I haven't seen any relays go bad in the sense that they would be half closed and cause bleed through. Usually they just get stuck or stop working altogether.

Let me know if you need a schematic or pictures of a functioning Maverick. andy at amps-tubes dot com

I would definitely set the bias circuit straight immediately!
 
Thanks for the response Andy.
I really appreciate you taking the time to help.

Do you know the best place to get the vactrols and ICs?
Allied has the vactrols for about 7$ each IDK about the ICs though.

Also I measured the Mesa branded TVA caps,they are all in spec,but 20 years old.
(I only have a capacitance meter not an LCR to check the ESR)
I was thinking I might as well replace all the electrolytic caps while I have the PCB out since it is such a pain to remove.
Would that be what you would do?

Last question: would you change it to fix bias,my schematic shows a -50V lead on the PT but I am not sure if mine actually has it.
I could always make a bias tap off the HT.
Or I could make an adjustable cathode bias like mentioned in other threads on this board,using say a 125R 5W in series with a 100R 4W wirewound pot for each pair of EL84s?

I wouldn't be playing it loud enough to get the EL84s properly saturated anyway.

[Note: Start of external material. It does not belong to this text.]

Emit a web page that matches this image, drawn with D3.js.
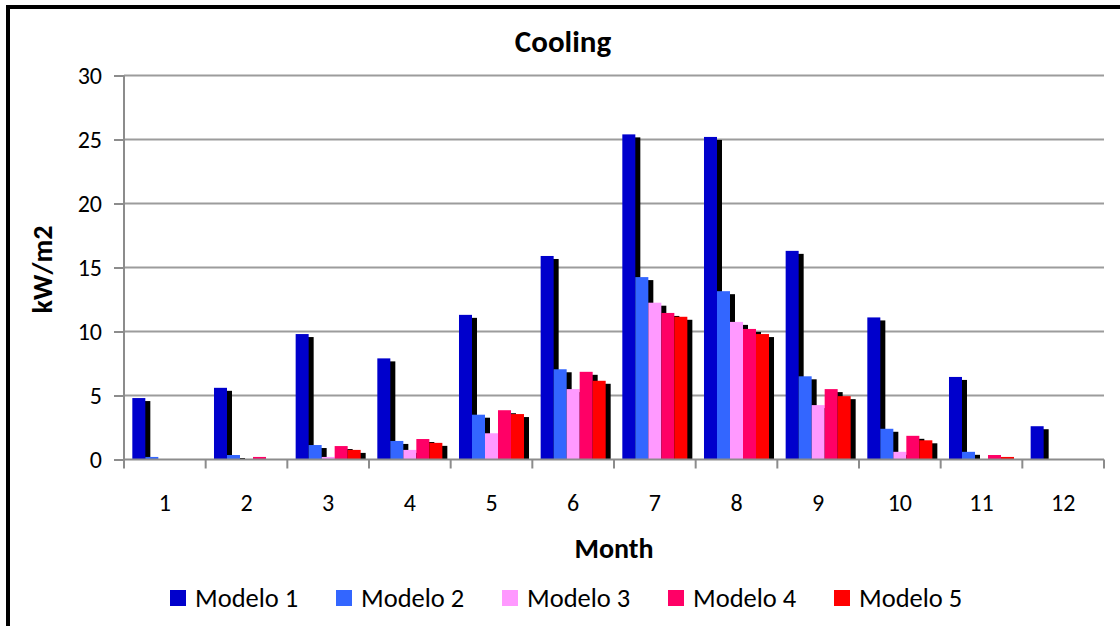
<!DOCTYPE html>
<html>
<head>
<meta charset="utf-8">
<script src="https://cdn.jsdelivr.net/npm/d3@7/dist/d3.min.js"></script>
<style>
  html, body { margin: 0; padding: 0; background: #fff; }
  svg { display: block; }
  text { font-family: Carlito, Calibri, Lato, sans-serif; fill: #000; }
</style>
</head>
<body>
<svg id="chart" width="1120" height="626"></svg>
<script>
// Monthly cooling demand per model (kW/m2)
const months = ["1", "2", "3", "4", "5", "6", "7", "8", "9", "10", "11", "12"];
const seriesNames = ["Modelo 1", "Modelo 2", "Modelo 3", "Modelo 4", "Modelo 5"];
const seriesColors = ["#0000CC", "#3366FF", "#FF99FF", "#FF0066", "#FF0000"];
const modelo1 = [4.8, 5.6, 9.8, 7.9, 11.3, 15.9, 25.4, 25.2, 16.3, 11.1, 6.45, 2.6];
const modelo2 = [0.2, 0.35, 1.13, 1.45, 3.5, 7.05, 14.25, 13.15, 6.5, 2.4, 0.6, 0];
const modelo3 = [0, 0, 0.2, 0.75, 2.05, 5.5, 12.25, 10.75, 4.25, 0.6, 0, 0];
const modelo4 = [0, 0.2, 1.05, 1.6, 3.85, 6.85, 11.45, 10.2, 5.5, 1.85, 0.35, 0];
const modelo5 = [0, 0, 0.75, 1.3, 3.55, 6.15, 11.15, 9.8, 4.95, 1.5, 0.2, 0];
const yTicks = [0, 5, 10, 15, 20, 25, 30];

const seriesValues = [modelo1, modelo2, modelo3, modelo4, modelo5];

const svg = d3.select("#chart");

// chart area frame
svg.append("rect")
  .attr("x", 8).attr("y", 7).attr("width", 1140).attr("height", 650)
  .attr("fill", "#fff").attr("stroke", "#000").attr("stroke-width", 4);

const plot = { left: 124, right: 1104, top: 75.5, bottom: 459.5 };

const x0 = d3.scaleBand().domain(months).range([plot.left, plot.right]).padding(0);
const x1 = d3.scaleBand().domain(seriesNames).range([0, x0.bandwidth()])
  .paddingInner(0).paddingOuter(0.64);
const y = d3.scaleLinear().domain([0, 30]).range([plot.bottom, plot.top]);

// horizontal gridlines
svg.append("g").selectAll("line").data(yTicks.slice(1)).join("line")
  .attr("x1", plot.left).attr("x2", plot.right)
  .attr("y1", d => y(d)).attr("y2", d => y(d))
  .attr("stroke", "#9c9c9c").attr("stroke-width", 2);

// bars with drop shadow
const shadowDx = 5, shadowDy = 3;
const bars = svg.append("g");
seriesNames.forEach((name, si) => {
  const vals = seriesValues[si];
  const g = bars.append("g");
  months.forEach((m, mi) => {
    const v = vals[mi];
    if (v <= 0) return;
    const bx = x0(m) + x1(name);
    const top = y(v);
    g.append("rect")
      .attr("x", bx + shadowDx).attr("y", Math.min(top + shadowDy, y(0)))
      .attr("width", x1.bandwidth())
      .attr("height", Math.max(0, y(0) - top - shadowDy))
      .attr("fill", "#000");
    g.append("rect")
      .attr("x", bx).attr("y", top)
      .attr("width", x1.bandwidth()).attr("height", y(0) - top)
      .attr("fill", seriesColors[si]);
  });
});

// y axis
const yAxis = svg.append("g").attr("transform", `translate(${plot.left},0)`)
  .call(d3.axisLeft(y).tickValues(yTicks).tickSize(10).tickPadding(12).tickFormat(d3.format("d")));
yAxis.select(".domain").remove();
yAxis.selectAll(".tick line").attr("stroke", "#8c8c8c").attr("stroke-width", 2);
yAxis.selectAll(".tick text").attr("font-size", 24).attr("font-family", null);
yAxis.append("line").attr("x1", 0).attr("x2", 0)
  .attr("y1", plot.top).attr("y2", plot.bottom + 9)
  .attr("stroke", "#8c8c8c").attr("stroke-width", 2);

// x axis
const xAxis = svg.append("g").attr("transform", `translate(0,${plot.bottom})`);
xAxis.append("line").attr("x1", plot.left).attr("x2", plot.right)
  .attr("y1", 0).attr("y2", 0).attr("stroke", "#8c8c8c").attr("stroke-width", 2);
xAxis.selectAll(".bound").data(months).join("line")
  .attr("class", "bound")
  .attr("x1", d => x0(d) + x0.bandwidth()).attr("x2", d => x0(d) + x0.bandwidth())
  .attr("y1", 0).attr("y2", 9)
  .attr("stroke", "#8c8c8c").attr("stroke-width", 2);
xAxis.selectAll(".lbl").data(months).join("text")
  .attr("class", "lbl")
  .attr("x", d => x0(d) + x0.bandwidth() / 2).attr("y", 51.5)
  .attr("text-anchor", "middle").attr("font-size", 24)
  .text(d => d);

// titles
svg.append("text").attr("x", 563).attr("y", 52)
  .attr("text-anchor", "middle").attr("font-size", 31).attr("font-weight", "bold")
  .text("Cooling");
svg.append("text").attr("x", (plot.left + plot.right) / 2).attr("y", 558)
  .attr("text-anchor", "middle").attr("font-size", 28).attr("font-weight", "bold")
  .text("Month");
svg.append("text")
  .attr("transform", `translate(52,${(plot.top + plot.bottom) / 2 + 2}) rotate(-90)`)
  .attr("text-anchor", "middle").attr("font-size", 28).attr("font-weight", "bold")
  .text("kW/m2");

// legend
const legend = svg.append("g");
seriesNames.forEach((name, i) => {
  const lx = 170 + i * 166;
  legend.append("rect").attr("x", lx).attr("y", 590).attr("width", 16).attr("height", 16)
    .attr("fill", seriesColors[i]);
  legend.append("text").attr("x", lx + 25).attr("y", 607)
    .attr("font-size", 26.5).text(name);
});
</script>
</body>
</html>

The part that eludes me is the best way of placing the 100R screen resistors in circuit with each tube.
To get an accurate bias measurement. :oops:
I am tempted to mount tube sockets to the chassis and ditch the PCB for the EL84 sockets.
 
I usually just buy everything from Mesa. That way, my customers (don't really work on amps much anymore) get exactly the right parts. Especially when it comes to the filter caps. Only problem for me is that they only ship UPS Blue to Hawaii and it costs a lot! Two years ago, I ordered 4 mini switches for a customer's Roadking and the shipping was more than the parts! :mrgreen: Good news is, I'm glad I used the exact parts because I just traded for that amp a few weeks ago!

I would definitely change the caps while you have the amp open. I kind of look at it like changing the thermostat on my truck while I am changing the plugs. Just good preventative maintenance.

As for the bias, I don't know enough about cathode bias circuits to offer the correct advise. Sorry. I'd rather be honest than give bad advice that ends up in the death of a great amp or a good person.....
I usually adjust the resistor to the bias range I want and then just order tubes within that range. I do really like the idea of a separate resistor for each tube though, it would be awesome to be able to use any tubes you wanted. Not sure how it would sound, but sounds like a cool experiment.

Sorry I can't really be of more assistance.
 
Thanks again for the response Andy,
For the bias,I was talking about a separate screen resistor(100R) for each tube.That way I could measure the dissipation of each tube.

Then they would all bias through a shared cathode resistor
(not adjustable w/o changing resistor),or each pair of of (push- pull)EL84s,
(2 pairs for the Maverick) would bias through a 5watt common cathode resistor in series with a 4 watt
wired wound pot.

That way each pair could be biased separately for better matching of current draw.
And also you could pull one pair to run at half power and it wouldn't alter the bias point.
Another advantage would be using two matched pairs vs a matched quad (dont know why you would want to though,except if you only had a matched pair of NOS)

Thanks again for the help,I will let you know how it ends up when I finish.

I could also post some pics if anyone is interested,but there are pics on the NET of Maverick guts.